How do I read in characters from standard input? The library StdIn.java is intended for parsing tokens. Use CharStdIn.java for character input.

Given a string s, how do I access its ith character? Use s.charAt(i).

Given a string s, is there an efficient way to get a substring? Use s.substring(i, i+k) to get the k-character substring starting at i. In Java, this operation takes constant time, regardless of the size of k. This is possible because strings are immutable, so the library can reuse the part of the array in the original string.

Given a string s, how do I easily convert all of its whitespace characters to ' ' or '_'? Use the String library function s.replaceAll("\\s", "_");. The \s matches any sequence of whitespace character; the extra \ is needed to "escape" the usual meaning of \ inside strings. You should only do this when printing out the language model itself, not when storing the language model or printing random text.

How do I determine with a given character c is a whitespace character? Use if (Character.isWhitespace(c)).

Do I need to print the distinct keys or the frequency lists in lexicographic order like in the reference solutions? No, you are free to print them out in whatever order is most convenient. However, if you want to compare your solutions with our reference solutions, the lexicographic ordering might make things easier.

Can I exploit the fact that I'm always consecutively hashing K-character keys that differ in only the first and last characters. Yes, this can speed up your algorithm by a factor of K. If K is large, this is significant. You are not required to implement this idea, but if you finish early, it's worth thinking about.

I get an OutOfMemoryException. Is there anything I can do? Depending on your operating system, you may have to ask the Java Virtual Machine for more main memory. The following requests 200MB of memory.

java -Xmx200m TextGenerator 10 < mobydick.txt
Of course, using less memory is also an option.

Input, Output, and Testing

Input and output.
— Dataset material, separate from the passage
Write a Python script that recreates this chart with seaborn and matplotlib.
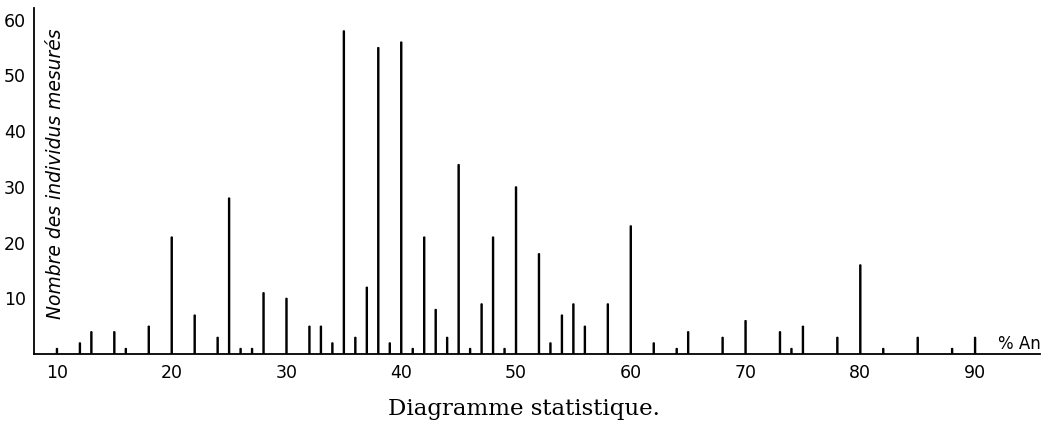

Here are a number of sample input files. They are the same ones from last week.

Reference solutions.   For reference, we provide executable code for our solution in Windows, Solaris, and OS X. We encourage you to develop a more efficient program! It is certainly possible that you may be able to beat our solution, and it is also possible that you will get most/all of the credit even if your method is not quite as efficient.

Note that our program ignores the last character read in because this is always a newline character in our sample files. This helps prevent the dead-ending on some small test files.

Submission and readme

You should submit at least the following three programs, together with a readme.txt file: Markov.java (a data structure corresponding to a K-tuple of letters, with the breakdown of the next possible letters with their frequencies), LanguageModeler.java (corresponding to part 1), and TextGenerator.java (corresponding to part 2). There is no need to submit FrequencyCounter.java this this is subsumed by LanguageModeler.java.

Here is a template readme.txt file. Use a plain text editor to edit it (no wordpad, msword, etc). It should contain the following information:

  • A high-level description for the design of your algorithm, and what influenced your decisions.
  • An analysis of your performance characteristics, especially that of space usage.
  • An argument why your code generates each output with the correct probability.
  • Submit one or two of the most amusing excerpts that your program generated.
  • Unix users may find the shell script timeit.csh useful for computing a table of CPU times.

    Possible progress steps

    This assignment is carefully organized in several pieces, with checkpoints along the way. It is tempting to race ahead and try to write all of the pieces at once. This is a mistake often made by novices. Although it will appear that you are making rapid progress, should you encounter a bug, you won't know in which part of your code it is buried. You will save time in the long run by diligently testing and debugging each piece of code as you write it.